Improved Embeddings with Easy Positive Triplet Mining
It addresses the challenge of improving generalization in deep metric learning for image retrieval, though it appears incremental as it modifies existing mining strategies rather than introducing a new paradigm.
The paper tackles the problem of learning image embeddings for retrieval by proposing a loosened strategy that only requires mapping each training image to the most similar examples from the same class, called Easy Positive mining. This approach yields recall performance that exceeds state-of-the-art methods on multiple datasets, such as CUB and Stanford Online Products.

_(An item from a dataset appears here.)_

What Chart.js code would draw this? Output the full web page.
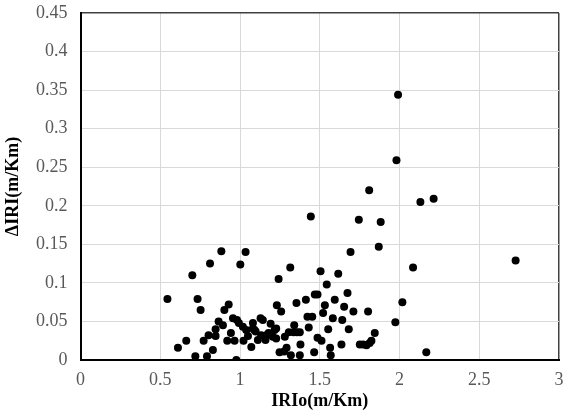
<!DOCTYPE html>
<html>
<head>
<meta charset="utf-8">
<script src="https://cdn.jsdelivr.net/npm/chart.js@4"></script>
<style>
  html, body { margin: 0; padding: 0; background: #fff; }
  #iriChart { display: block; }
</style>
</head>
<body>
<canvas id="iriChart" width="564" height="415"></canvas>
<script>
// IRIo (m/Km)
const iri0 = [
  0.545, 0.611, 0.663, 0.701, 0.720, 0.734, 0.753, 0.772, 0.793, 0.812,
  0.803, 0.830, 0.847, 0.847, 0.866, 0.883, 0.893, 0.902, 0.929, 0.920,
  0.943, 0.966, 0.956, 0.977, 0.981, 1.002, 1.035, 0.993, 1.018, 1.022,
  1.039, 1.050, 1.071, 1.081, 1.081, 1.098, 1.112, 1.129, 1.143, 1.133,
  1.160, 1.165, 1.179, 1.192, 1.206, 1.217, 1.242, 1.231, 1.248, 1.258,
  1.227, 1.227, 1.091,
  1.444, 1.745, 1.882, 1.870, 1.693, 2.728, 1.315, 1.505, 1.616, 2.085,
  1.544, 1.674, 1.469, 1.486, 1.413, 1.594, 1.354, 1.532, 1.653, 2.018,
  1.521, 1.711, 1.803, 1.423, 1.453, 1.582, 1.641, 1.974, 1.340, 1.431,
  1.553, 1.682, 1.306, 1.336, 1.357, 1.375, 1.281, 1.845, 1.486, 1.511,
  1.824, 1.813, 1.793, 1.772, 1.751, 1.636, 1.379, 1.565, 1.292, 1.277,
  1.465, 2.168, 1.319, 1.375, 1.569,
  1.991, 1.981, 1.810, 2.131, 2.214
];
// ΔIRI (m/Km)
const deltaIri = [
  0.079, 0.016, 0.025, 0.110, 0.005, 0.079, 0.065, 0.025, 0.005, 0.125,
  0.032, 0.013, 0.031, 0.040, 0.050, 0.141, 0.045, 0.065, 0.072, 0.025,
  0.035, 0.025, 0.054, 0.000, 0.052, 0.124, 0.140, 0.048, 0.043, 0.025,
  0.039, 0.031, 0.017, 0.041, 0.048, 0.037, 0.026, 0.054, 0.052, 0.032,
  0.026, 0.032, 0.035, 0.047, 0.030, 0.039, 0.105, 0.071, 0.010, 0.063,
  0.041, 0.028, 0.039,
  0.186, 0.182, 0.179, 0.147, 0.140, 0.129, 0.120, 0.115, 0.112, 0.120,
  0.098, 0.087, 0.085, 0.085, 0.078, 0.078, 0.074, 0.071, 0.069, 0.075,
  0.061, 0.063, 0.063, 0.056, 0.056, 0.054, 0.052, 0.049, 0.045, 0.042,
  0.040, 0.040, 0.036, 0.036, 0.036, 0.036, 0.030, 0.035, 0.029, 0.025,
  0.025, 0.022, 0.019, 0.020, 0.020, 0.020, 0.020, 0.016, 0.016, 0.011,
  0.010, 0.010, 0.006, 0.006, 0.006,
  0.344, 0.259, 0.220, 0.205, 0.209
];

const xTicks = [0, 0.5, 1, 1.5, 2, 2.5, 3];
const yTicks = [0, 0.05, 0.1, 0.15, 0.2, 0.25, 0.3, 0.35, 0.4, 0.45];
const xTitle = 'IRIo(m/Km)';
const yTitle = 'ΔIRI(m/Km)';

const points = iri0.map((x, i) => ({ x: x, y: deltaIri[i] }));

const tickFont = { family: '"Liberation Serif", serif', size: 18 };
const titleFont = { family: '"Liberation Serif", serif', size: 18, weight: 'bold' };

new Chart(document.getElementById('iriChart'), {
  type: 'scatter',
  data: {
    datasets: [{
      data: points,
      backgroundColor: '#000',
      borderWidth: 0,
      pointRadius: 4,
      pointHoverRadius: 4
    }]
  },
  options: {
    responsive: false,
    animation: false,
    layout: { padding: { top: 13, right: 5, left: 0, bottom: 0 } },
    plugins: {
      legend: { display: false },
      tooltip: { enabled: false }
    },
    scales: {
      x: {
        type: 'linear',
        min: 0,
        max: 3,
        afterBuildTicks: (scale) => { scale.ticks = xTicks.map(v => ({ value: v })); },
        afterFit: (scale) => { scale.height = 55; },
        border: { color: '#000', width: 2 },
        grid: {
          // invisible tick marks push the labels down without widening the side padding
          drawTicks: true,
          tickLength: 9,
          tickColor: 'rgba(0,0,0,0)',
          color: (c) => (c.tick && c.tick.value === 3 ? '#404040' : '#d9d9d9'),
          lineWidth: (c) => (c.tick && c.tick.value === 3 ? 1.5 : 1)
        },
        ticks: {
          padding: 0,
          color: '#595959',
          font: tickFont,
          maxRotation: 0,
          callback: (v) => String(v)
        },
        title: {
          display: true,
          text: xTitle,
          color: '#000',
          font: titleFont,
          padding: { top: 0, bottom: 3 }
        }
      },
      y: {
        type: 'linear',
        min: 0,
        max: 0.45,
        afterBuildTicks: (scale) => { scale.ticks = yTicks.map(v => ({ value: v })); },
        afterFit: (scale) => { scale.width = 80.5; },
        border: { color: '#000', width: 2 },
        grid: {
          drawTicks: true,
          tickLength: 13,
          tickColor: 'rgba(0,0,0,0)',
          color: (c) => (c.tick && c.tick.value === 0.45 ? '#404040' : '#d9d9d9'),
          lineWidth: (c) => (c.tick && c.tick.value === 0.45 ? 1.5 : 1)
        },
        ticks: {
          padding: 0,
          color: '#595959',
          font: tickFont,
          callback: (v) => String(Number(v.toFixed(2)))
        },
        title: {
          display: true,
          text: yTitle,
          color: '#000',
          font: titleFont,
          padding: { top: 3, bottom: 0 }
        }
      }
    }
  }
});
</script>
</body>
</html>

Deep metric learning seeks to define an embedding where semantically similar images are embedded to nearby locations, and semantically dissimilar images are embedded to distant locations. Substantial work has focused on loss functions and strategies to learn these embeddings by pushing images from the same class as close together in the embedding space as possible. In this paper, we propose an alternative, loosened embedding strategy that requires the embedding function only map each training image to the most similar examples from the same class, an approach we call "Easy Positive" mining. We provide a collection of experiments and visualizations that highlight that this Easy Positive mining leads to embeddings that are more flexible and generalize better to new unseen data. This simple mining strategy yields recall performance that exceeds state of the art approaches (including those with complicated loss functions and ensemble methods) on image retrieval datasets including CUB, Stanford Online Products, In-Shop Clothes and Hotels-50K.